WASHINGTON ― Several leading members of Trump’s Republican Party and ally Britain sharply rebuked the president on Wednesday after he insisted that white nationalists and protesters opposed to them were both to blame for deadly violence in Charlottesville, Virginia.
Trump’s remarks on Tuesday, a more vehement reprisal of what had been widely seen as his inadequate initial response to Saturday’s bloodshed around a white nationalist rally, reignited a storm of criticism and strained ties with his own party.
The Senate majority leader, Mitch McConnell, issued a statement that did not mention Trump by name but said “messages of hate and bigotry” from white supremacists, the Ku Klux Klan and neo-Nazi groups should not be welcome anywhere in the United States.
“We can have no tolerance for an ideology of racial hatred. There are no good neo-Nazis, and those who espouse their views are not supporters of American ideals and freedoms. We all have a responsibility to stand against hate and violence, wherever it raises its evil head,” McConnell said.
Trump last week lambasted McConnell for the Senate’s failure to pass healthcare legislation backed by the president, and did not dismiss the idea of McConnell stepping down.
In his comments at a heated news conference in New York on Tuesday, Trump said “there is blame on both sides” of the violence in Charlottesville, and that there were “very fine people” on both sides.
Ohio Governor John Kasich said there was no moral equivalency between the Ku Klux Klan, neo-Nazis and anybody else.
“This is terrible. The president of the United States needs to condemn these kind of hate groups,” Kasich said on NBC’s “Today” show. Failure to do so gave such organizations a sense of victory and license to hold more events elsewhere, said Kasich, one of Trump’s rivals for the Republican nomination in the 2016 presidential election.
A 20-year-old Ohio man said to have harbored Nazi sympathies was charged with murder after he plowed his car into counter-protesters, killing 32-year-old Heather Heyer and injuring 19 others. Heyer was being remembered on Wednesday at a memorial service in Charlottesville.
Republican Senator Lindsey Graham, long a critic of the president, took direct aim, saying in a statement aimed at Trump, “Your words are dividing Americans, not healing them.”
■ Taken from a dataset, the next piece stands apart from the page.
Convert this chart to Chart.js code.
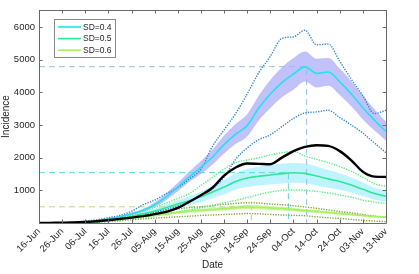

Other Republicans to criticize Trump’s remarks included former Massachusetts governor and 2012 Republican presidential candidate Mitt Romney and Senator Marco Rubio, also a Trump rival in the 2016 campaign.
Republican former presidents George H.W. Bush and George W. Bush said in a joint statement: “America must always reject racial bigotry, anti-Semitism, and hatred in all forms.”